August Seimering, the Forty-Eighters, Freie Presse fur Texas & San Antonio Express. (original) (raw)
August Siemering's ringing abolitionist editorials are considered classics in German-American literature. He was a teacher, editor and soldier. He was a schriftsteller (writer) "of no small merit," and by all accounts a pretty good dancer.
A free-thinker and political liberal, Siemering came to Texas from his home in Germany in 1851. He was among the first of the Forty-Eighters to settle in Sisterdale.
The Forty-Eighters supported the democratic revolution that swept across Europe in the 1840s. But the revolution failed, leaving the Forty-Eighters between a rock and a hard place.
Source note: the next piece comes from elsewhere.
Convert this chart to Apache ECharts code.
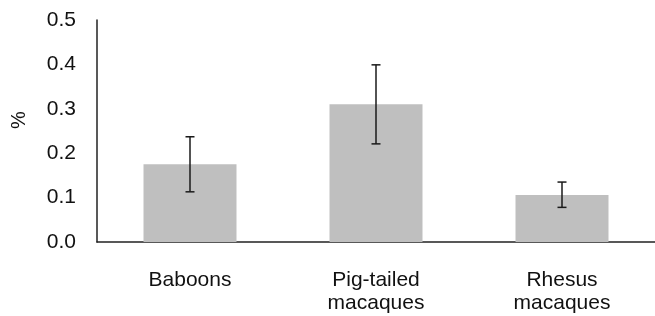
<!DOCTYPE html>
<html>
<head>
<meta charset="utf-8">
<script src="https://cdn.jsdelivr.net/npm/echarts@6/dist/echarts.min.js"></script>
<style>
  html, body { margin: 0; padding: 0; background: #fff; }
  #chart { width: 655px; height: 316px; }
</style>
</head>
<body>
<div id="chart"></div>
<script>
const categories = ['Baboons', 'Pig-tailed\nmacaques', 'Rhesus\nmacaques'];
const meanValues = [0.175, 0.310, 0.106];
const errLower = [0.113, 0.221, 0.078];
const errUpper = [0.237, 0.399, 0.135];
const yTicks = { min: 0, max: 0.5, interval: 0.1 };

const font = '"Liberation Sans", Arial, sans-serif';

const chart = echarts.init(document.getElementById('chart'));
const option = {
    animation: false,
    grid: { left: 97, right: -4, top: 20, bottom: 74 },
    xAxis: {
        type: 'category',
        data: categories,
        axisLine: { lineStyle: { color: '#222', width: 1.5 } },
        axisTick: { show: false },
        axisLabel: {
            margin: 27,
            fontFamily: font,
            fontSize: 21,
            lineHeight: 23,
            color: '#111'
        }
    },
    yAxis: {
        type: 'value',
        min: yTicks.min,
        max: yTicks.max,
        interval: yTicks.interval,
        axisLine: { show: true, lineStyle: { color: '#222', width: 1.5 } },
        axisTick: { show: false },
        splitLine: { show: false },
        axisLabel: {
            margin: 21,
            fontFamily: font,
            fontSize: 21,
            color: '#111',
            formatter: v => v.toFixed(1)
        }
    },
    graphic: [{
        type: 'text',
        x: 19,
        y: 120,
        rotation: Math.PI / 2,
        style: {
            text: '%',
            font: '20px ' + font,
            fill: '#111',
            align: 'center',
            verticalAlign: 'middle'
        }
    }],
    series: [
        {
            type: 'bar',
            data: meanValues,
            barWidth: '50%',
            itemStyle: { color: '#bfbfbf' }
        },
        {
            type: 'custom',
            data: categories.map((c, i) => [i, errLower[i], errUpper[i]]),
            z: 10,
            renderItem: function (params, api) {
                const lo = api.coord([api.value(0), api.value(1)]);
                const hi = api.coord([api.value(0), api.value(2)]);
                const cap = 4.5;
                const style = { stroke: '#1a1a1a', lineWidth: 1.5 };
                return {
                    type: 'group',
                    children: [
                        { type: 'line', shape: { x1: lo[0], y1: lo[1], x2: hi[0], y2: hi[1] }, style: style },
                        { type: 'line', shape: { x1: hi[0] - cap, y1: hi[1], x2: hi[0] + cap, y2: hi[1] }, style: style },
                        { type: 'line', shape: { x1: lo[0] - cap, y1: lo[1], x2: lo[0] + cap, y2: lo[1] }, style: style }
                    ]
                };
            }
        }
    ]
};
chart.setOption(option);
</script>
</body>
</html>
About 4,000 Forty-Eighters came to the United States. About 100 came to Texas. Most of them, including August Siemering, settled in Sisterdale.
Joining him were such notables as Otto von Behr - the son of a German prime minister, Carl Daniel Adolph Douai - the man who introduced the kindergarten system to the U.S. and Edgar Gerhard Julius Ludwig von Westphalen - the son of a Prussian Baron and Karl Marx's brother-in-law.
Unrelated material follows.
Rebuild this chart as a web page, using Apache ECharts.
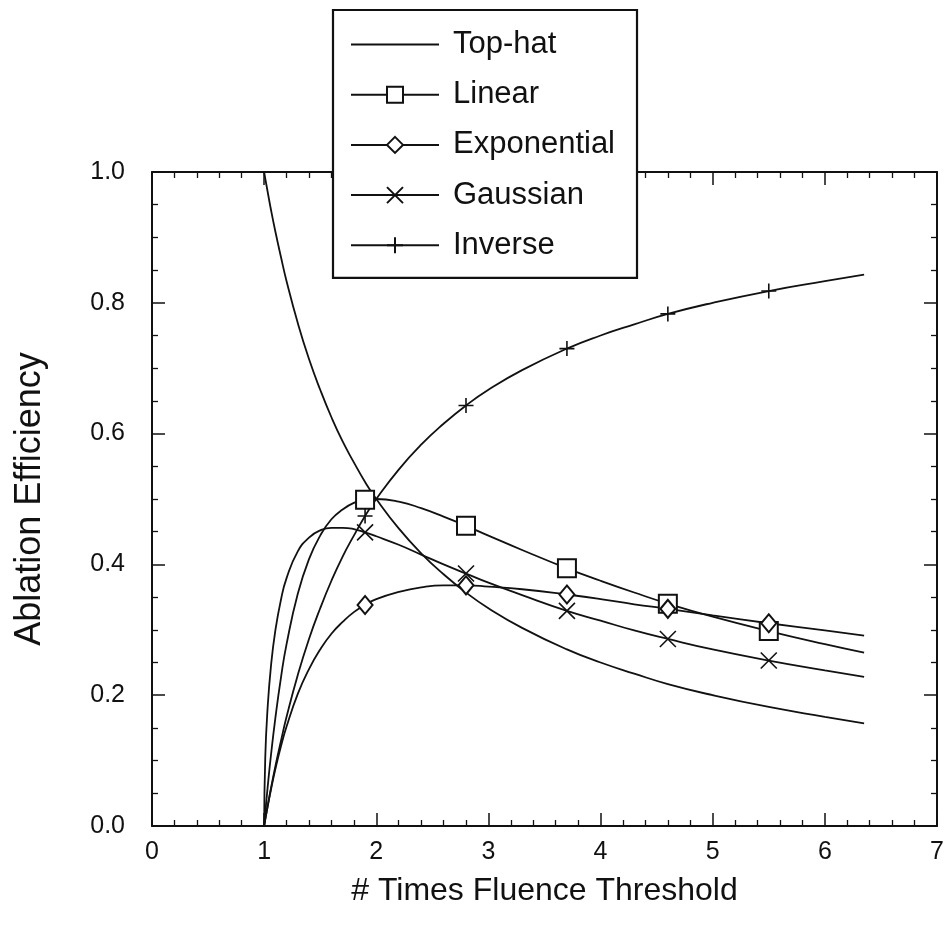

The Forty-Eighters made Sisterdale one of the most unusual outposts on the Texas frontier. Sisterdalians were not rugged frontier types but urban, cosmopolitan intellectuals. They read the best literature and spent hours discussing Voltaire, Kant and Hegel. They conducted town meetings in Latin or Greek. They were the most educated and enlightened people of their day.
Not known for laying low and keeping quiet, the Forty-Eighters were soon up to their eyeballs in a new controversy - slavery.
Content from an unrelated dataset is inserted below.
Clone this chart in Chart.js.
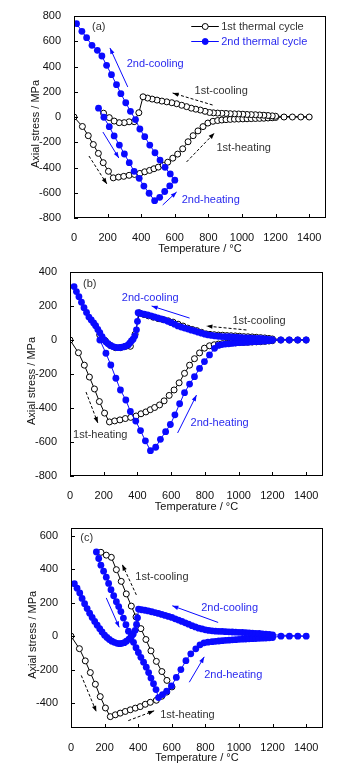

In 1853 August Siemering began contributing articles to a German language, anti-slavery publication called the San Antonio Zeitung ("newspaper" in German). That same year the abolitionist organization Die Freie Verein (The Free Society) elected him secretary.
In May 1854 the Verein called a meeting of German abolitionists in conjunction with the Staats-Saengerfest (State Singing Festival) in San Antonio.
The meeting produced a platform that included equal pay for equal work, direct election of the president, abolition of capital punishment, abolition of slavery, free schools including universities and total separation of church and state.
The platform was controversial to say the least. Even German conservatives opposed it.
In 1856 August Siemering moved to Gillespie County. He opened the first public school in Fredericksburg. The school received permission to meet in a room at the courthouse "provided that the same shall be vacated during the holding of District Court."
He married Clara Schuetze of Gillespie County in 1859.
Evidence suggests he was a persuasive man. Members of the Gillespie County Rifles, a company of Confederates led by Capt. Charles H. Nimitz, identified him as a Unionist, but after meeting with Siemering the group removed his name from the list of targeted individuals.
Although an abolitionist he was drafted into the Confederate army in 1861. He served in Company E, First Texas Cavalry, led by Capt. Frank van der Stucken. Three years later he resigned his commission as a lieutenant citing myopia and general bad health. He referred to his war experience as a "nightmare."
In 1864 he moved to San Antonio where he taught at a military school. At night he taught ballroom dancing.